Для России это разочарование стало тем более сокрушительным: за самой сладкой из утопий (коммунизмом) скрывалась самая страшная несвобода (ГУЛАГ). Вдумчивый историк возразит, что в СССР были разные периоды, неоднозначные достижения и проигрыши (и будет прав), однако общая эмоция именно такова — горькая обида и огромная травма: достаточно вспомнить популярнейший фильм Дудя. Поэтому можно предположить, что для российского культурного сознания утопии и антиутопии ощущаются особенно «своими»: каждый раз, проходя со школьниками роман «Мы» или «1984», можно слышать, что это об СССР.
От 1960-х годов была усвоена форма, но не метод, хотя именно он давал надежду на социальные преобразования. Тогда наравне с лозунгом «Вся власть воображению» в культуру хлынула научная фантастика нового образца, посвященная не достижениям прогресса как такового, а социальному экспериментированию. Новая антиутопия наследовала старой, но более осторожно работала с образами будущего: «Бойня № 5» Курта Воннегута (1969), «Водный мир» Джеймса Балларда (1962), «Человек в высоком замке» Филипа Дика (1962), «Левая рука тьмы» Урсулы Ле Гуин (1969), в Советском Союзе — ранние повести братьев Стругацких; чуть позднее, как насмешка над фантазиями этого десятилетия, — «Футурологический конгресс» Станислава Лема (1971). Словосочетание «мысленный эксперимент» здесь очень важно — с помощью интеллектуальных построений оно сдвигает горизонт воображаемого, расширяя число возможных вариантов будущего.
К этому моменту подоспели и размножились условно голливудские антиутопии (по-английски — дистопии, но разница невелика) — от «Матрицы» и «Эквилибриума» до «Голодных игр». В 1970-е фантастика стала неотъемлемым жанром массовой киноиндустрии — от «Космической одиссеи 2001 года» Кубрика к первым сериям «Звездных войн» — и постепенно, по мере разочарования в принципе эксперимента, превратилась по большей части в набор готовых сюжетов. Это кино «забронзовевшего жанра», которое предлагает парадоксально одинаковую фабулу: герой-одиночка прозревает, восстает и с горящим сердцем в руке ведет массы на штурм цитадели однообразного зла. Развлекательные антиутопии заканчиваются счастливым снятием всех противоречий — даже мрачнейшая «Матрица» в угоду кассовости завершалась нелепой радугой в свежем цифровом концлагере (литературные антиутопии ХХ века в этом смысле были осторожнее и почти никогда не приводили читателя к героическому хеппи-энду, оставляя его недоуменным и неудовлетворенным). Другой распространенный способ, которым массовая культура мыслит будущее из современности, — постапокалиптические сюжеты, где за текущей социальной формацией возможны лишь хаос и выжженная пустыня.

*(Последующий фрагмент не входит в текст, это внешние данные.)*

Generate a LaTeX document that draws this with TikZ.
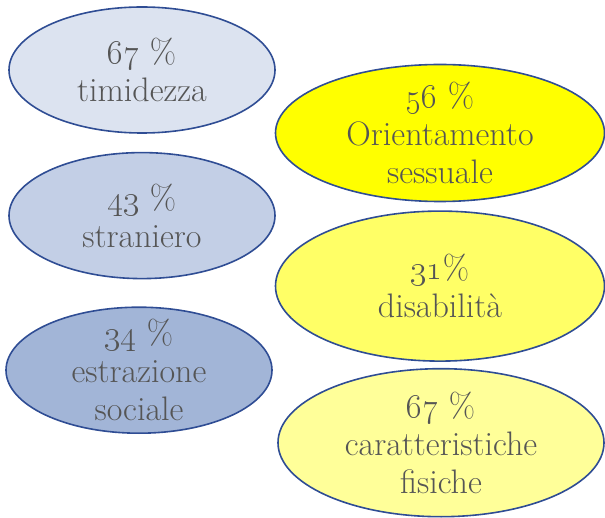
\documentclass[tikz,border=0pt]{standalone}
\usepackage{fix-cm}
\usepackage{tikz}
\usetikzlibrary{
    positioning,
    shapes.geometric,
}
\definecolor{BlobLine}{HTML}{2F4D94}
\definecolor{BlobText}{HTML}{555555}
\definecolor{BlueA}{HTML}{DCE3F0}
\definecolor{BlueB}{HTML}{C3CFE6}
\definecolor{BlueC}{HTML}{A2B5D7}
\definecolor{YellowA}{HTML}{FFFF00}
\definecolor{YellowB}{HTML}{FFFF66}
\definecolor{YellowC}{HTML}{FFFF99}
\tikzstyle{blob}=[draw=BlobLine,ellipse,line width=1.6pt,inner sep=0pt]
\tikzstyle{blobtext}=[text=BlobText,align=center,inner sep=0pt,font=\fontsize{34}{38}\selectfont]
\tikzstyle{leftblob}=[blob,minimum width=266pt,minimum height=126pt]
\tikzstyle{rightblob}=[blob,minimum width=329pt]

\begin{document}
\begin{tikzpicture}[x=1pt,y=-1pt]
    \useasboundingbox (0,0) rectangle (605,518);
    % left column
    \node[leftblob,fill=BlueA,label={[blobtext]center:\oldstylenums{67} \%\\timidezza}] (timidezza) at (142,70) {};
    \node[leftblob,fill=BlueB,below=18pt of timidezza,label={[blobtext]center:\oldstylenums{43} \%\\straniero}] (straniero) {};
    \node[leftblob,fill=BlueC,below=27pt of straniero,xshift=-3pt,label={[blobtext]center:\oldstylenums{34} \%\\estrazione\\sociale}] (estrazione) {};
    % right column
    \node[rightblob,fill=YellowA,minimum height=137pt,label={[blobtext]center:\oldstylenums{56} \%\\Orientamento\\sessuale}] (orientamento) at (440,133) {};
    \node[rightblob,fill=YellowB,minimum height=150pt,below=8pt of orientamento,label={[blobtext]center:\oldstylenums{31}\%\\disabilit\`a}] (disabilita) {};
    \node[rightblob,fill=YellowC,minimum height=148pt,below=6pt of disabilita,xshift=1pt,minimum width=326pt,label={[blobtext]center:\oldstylenums{67} \%\\caratteristiche\\fisiche}] (fisiche) {};
\end{tikzpicture}
\end{document}
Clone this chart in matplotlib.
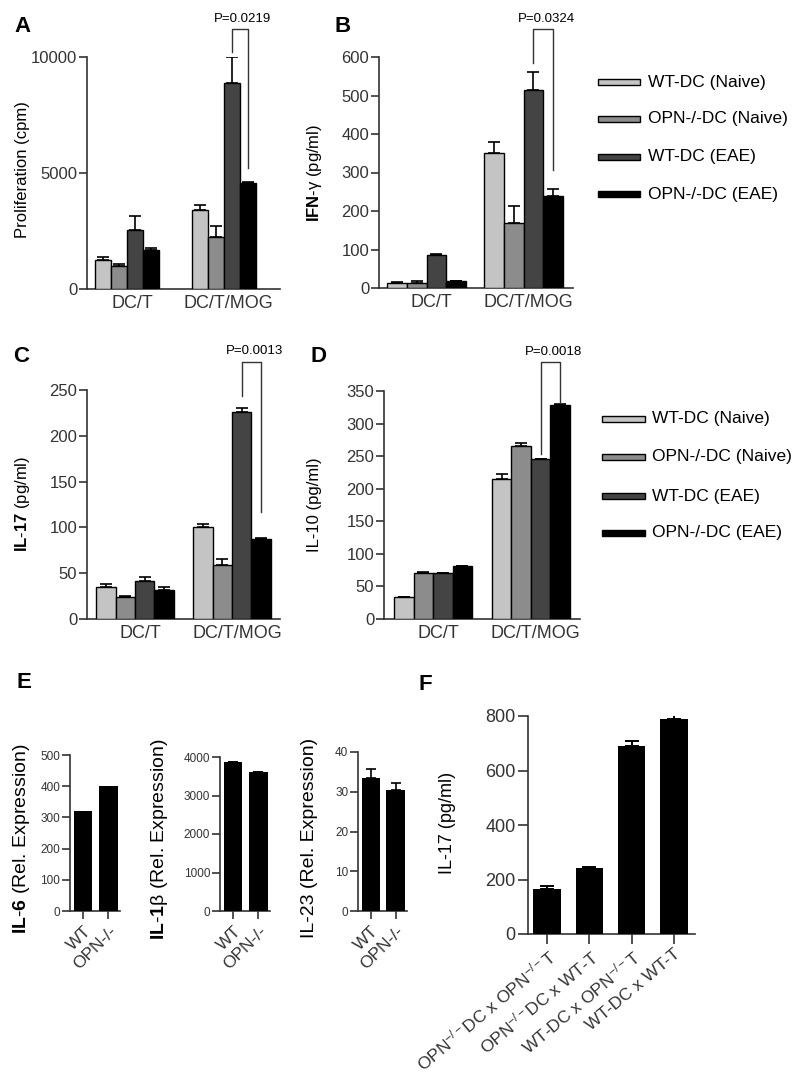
import matplotlib
matplotlib.use("Agg")
import matplotlib.pyplot as plt
import matplotlib.patches as mp
from matplotlib.transforms import ScaledTranslation
import numpy as np

plt.rcParams.update({
    "font.family": ["Liberation Sans", "DejaVu Sans"],
    "font.size": 12,
    "mathtext.fontset": "custom",
    "mathtext.rm": "Liberation Sans",
    "mathtext.it": "Liberation Sans:italic",
    "mathtext.bf": "Liberation Sans:bold",
    "axes.linewidth": 1.2,
    "axes.edgecolor": "#333333",
    "xtick.color": "#333333",
    "ytick.color": "#333333",
})

# ── data ────────────────────────────────────────────────────
groups = ["DC/T", "DC/T/MOG"]
series = ["WT-DC (Naive)", "OPN-/-DC (Naive)", "WT-DC (EAE)", "OPN-/-DC (EAE)"]

# rows = series, cols = groups
prolif_mean = [[1255, 3390], [970, 2240], [2525, 8870], [1660, 4570]]
prolif_err = [[115, 215], [115, 475], [605, 1110], [115, 30]]
ifng_mean = [[13, 350], [14, 170], [86, 514], [17, 239]]
ifng_err = [[2, 28], [3, 42], [3, 46], [1, 18]]
il17_mean = [[35, 100], [24, 59], [42, 226], [32, 87]]
il17_err = [[3, 4], [1, 7], [4, 4], [3, 1]]
il10_mean = [[34, 215], [71, 266], [70, 245], [81, 328]]
il10_err = [[0, 8], [1, 4], [1, 1], [1, 2]]

# P brackets: (top, left leg end, right leg end)
p_prolif = (11200, 10200, 5200, "P=0.0219")
p_ifng = (673, 584, 306, "P=0.0324")
p_il17 = (281, 243, 117, "P=0.0013")
p_il10 = (395, 254, 331, "P=0.0018")

genotypes = ["WT", "OPN-/-"]
il6_rel = [320, 400]
il1b_rel = [3880, 3600]
il1b_err = [0, 20]
il23_rel = [33.5, 30.5]
il23_err = [2.2, 1.8]

combos = [r"OPN$^{-/-}$DC x OPN$^{-/-}$T", r"OPN$^{-/-}$DC x WT-T",
          r"WT-DC x OPN$^{-/-}$T", "WT-DC x WT-T"]
il17_combo = [164, 241, 690, 788]
il17_combo_err = [12, 5, 20, 22]

COLORS = ["#c4c4c4", "#8c8c8c", "#444444", "#000000"]
DARK = "#333333"

W, H = 800, 1088
fig = plt.figure(figsize=(W / 100, H / 100), dpi=100)
fig.patch.set_facecolor("white")


def add_ax(l, t, r, b):
    ax = fig.add_axes([l / W, 1 - b / H, (r - l) / W, (b - t) / H])
    ax.spines[["top", "right"]].set_visible(False)
    ax.patch.set_alpha(0)
    return ax


def grouped(ax, mean, err, bw, xlim, ylim, yticks, ptest):
    mean = np.array(mean); err = np.array(err)
    centers = np.arange(len(groups))
    for i in range(len(series)):
        x = centers + (i - 1.5) * bw
        ax.bar(x, mean[i], bw, color=COLORS[i], edgecolor="black", lw=1.0, zorder=3)
        ax.errorbar(x, mean[i], yerr=[np.zeros(len(groups)), err[i]], fmt="none",
                    ecolor="black", elinewidth=1.2, capsize=4, capthick=1.2, zorder=2)
    ax.set_xlim(*xlim); ax.set_ylim(*ylim)
    ax.set_yticks(yticks)
    ax.tick_params(axis="y", length=6, width=1.2, pad=1, labelsize=12)
    ax.set_xticks(centers, groups)
    ax.tick_params(axis="x", length=0, pad=4, labelsize=13)
    for lab in ax.get_xticklabels():
        lab.set_transform(lab.get_transform() + ScaledTranslation(0.05, 0, fig.dpi_scale_trans))
    top, yl, yr, txt = ptest
    xl = 1 + 0.5 * bw; xr = 1 + 1.5 * bw
    ax.plot([xl, xl, xr, xr], [yl, top, top, yr], color=DARK, lw=1.0, clip_on=False)
    ax.annotate(txt, ((xl + xr) / 2, top), xytext=(2, 3), textcoords="offset points",
                ha="center", va="bottom", fontsize=9.5, annotation_clip=False)


axA = add_ax(87, 57, 280, 289)
grouped(axA, prolif_mean, prolif_err, 0.166, (-0.415, 1.585), (0, 10000),
        [0, 5000, 10000], p_prolif)
axB = add_ax(379, 57, 573, 288)
grouped(axB, ifng_mean, ifng_err, 0.204, (-0.49, 1.51), (0, 600),
        range(0, 601, 100), p_ifng)
axC = add_ax(87, 390, 280, 619)
grouped(axC, il17_mean, il17_err, 0.2, (-0.495, 1.495), (0, 250),
        range(0, 251, 50), p_il17)
axD = add_ax(384, 391, 580, 619)
grouped(axD, il10_mean, il10_err, 0.2, (-0.505, 1.505), (0, 350),
        range(0, 351, 50), p_il10)


def small(ax, vals, errs, ylim, yticks):
    x = np.arange(len(genotypes))
    ax.bar(x, vals, 0.74, color="black", zorder=3)
    if errs is not None:
        ax.errorbar(x, vals, yerr=[np.zeros(len(x)), errs], fmt="none", ecolor="black",
                    elinewidth=1.2, capsize=3.5, capthick=1.2, zorder=2)
    ax.set_xlim(-0.52, 1.46); ax.set_ylim(*ylim)
    ax.set_yticks(yticks)
    ax.tick_params(axis="y", length=6, width=1.2, pad=1, labelsize=8.5)
    ax.set_xticks(x, genotypes, rotation=45, ha="right", rotation_mode="anchor")
    ax.tick_params(axis="x", length=6, width=1.2, pad=3, labelsize=12.5)


axE1 = add_ax(70, 755, 120, 911)
small(axE1, il6_rel, None, (0, 500), range(0, 501, 100))
axE2 = add_ax(220, 757, 270, 911)
small(axE2, il1b_rel, il1b_err, (0, 4000), range(0, 4001, 1000))
axE3 = add_ax(358, 752, 407, 911)
small(axE3, il23_rel, il23_err, (0, 40), range(0, 41, 10))

axF = add_ax(528, 716, 695, 934)
xf = np.arange(len(combos))
axF.bar(xf, il17_combo, 0.65, color="black", zorder=3)
axF.errorbar(xf, il17_combo, yerr=[np.zeros(len(xf)), il17_combo_err], fmt="none",
             ecolor="black", elinewidth=1.4, capsize=5, capthick=1.4, zorder=2)
axF.set_xlim(-0.45, 3.5); axF.set_ylim(0, 800)
axF.set_yticks(range(0, 801, 200))
axF.tick_params(axis="y", length=7, width=1.2, pad=2, labelsize=13)
axF.set_xticks(xf, combos, rotation=40, ha="right", rotation_mode="anchor")
axF.tick_params(axis="x", length=7, width=1.2, pad=2, labelsize=12.5)

# ── overlay: letters, y labels, legends ─────────────────────
ov = fig.add_axes([0, 0, 1, 1])
ov.set_xlim(0, W); ov.set_ylim(H, 0); ov.axis("off")

for letter, x, y in [("A", 14, 26), ("B", 335, 26), ("C", 13, 357), ("D", 311, 357),
                     ("E", 16, 683), ("F", 418, 685)]:
    ov.text(x, y, letter, fontsize=16, fontweight="bold", ha="left", va="center")

ylabels = [
    ("Proliferation (cpm)", 23, 170, 12),
    (r"$\mathbf{IFN}$-γ (pg/ml)", 314, 173, 12),
    (r"$\mathbf{IL}$-$\mathbf{17}$ (pg/ml)", 23, 504, 12),
    ("IL-10 (pg/ml)", 314, 505, 12),
    (r"$\mathbf{IL}$-$\mathbf{6}$ (Rel. Expression)", 22, 839, 14),
    (r"$\mathbf{IL}$-$\mathbf{1}$β (Rel. Expression)", 160, 839, 14),
    ("IL-23 (Rel. Expression)", 310, 838, 14),
    ("IL-17 (pg/ml)", 447, 823, 13),
]
for txt, x, y, fs in ylabels:
    ov.text(x, y, txt, rotation=90, ha="center", va="center", fontsize=fs)


def legend(x0, x1, tx, rows):
    for i, (name, y) in enumerate(zip(series, rows)):
        ov.add_patch(mp.Rectangle((x0, y - 3), x1 - x0, 6, facecolor=COLORS[i],
                                  edgecolor="black", lw=1.0))
        ov.text(tx, y, name, ha="left", va="center", fontsize=12.5)


legend(598, 640, 648, [82, 119, 157, 194])
legend(602, 645, 652, [419, 457, 496, 533])

fig.savefig("out.png", dpi=100, facecolor="white")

Карл Маннгейм, говоря об утопии, разделял ее на консервативную и либеральную. Консервативная опирается на существующий порядок вещей, обращаясь, в первую очередь, к истории, к тому, что легитимно уже только потому, что было. Либеральная утопия, по Маннгейму, — это как раз антиутопия, потому что она предупреждает об опасностях будущего, но современная антиутопия тоже консервативна: она описывает взятую из прошлого проблематику столкновения «государства всеобщего блага», построенного на коллективизме, и индивидуальной личности. По большей части антиутопии предлагают путь индивидуальной борьбы. Это объяснимо: классические антиутопии ХХ века создавались в эпоху кризиса индивидуальной субъективности, во время столкновения с новыми государственными порядками, и предлагали лишь варианты индивидуального сопротивления.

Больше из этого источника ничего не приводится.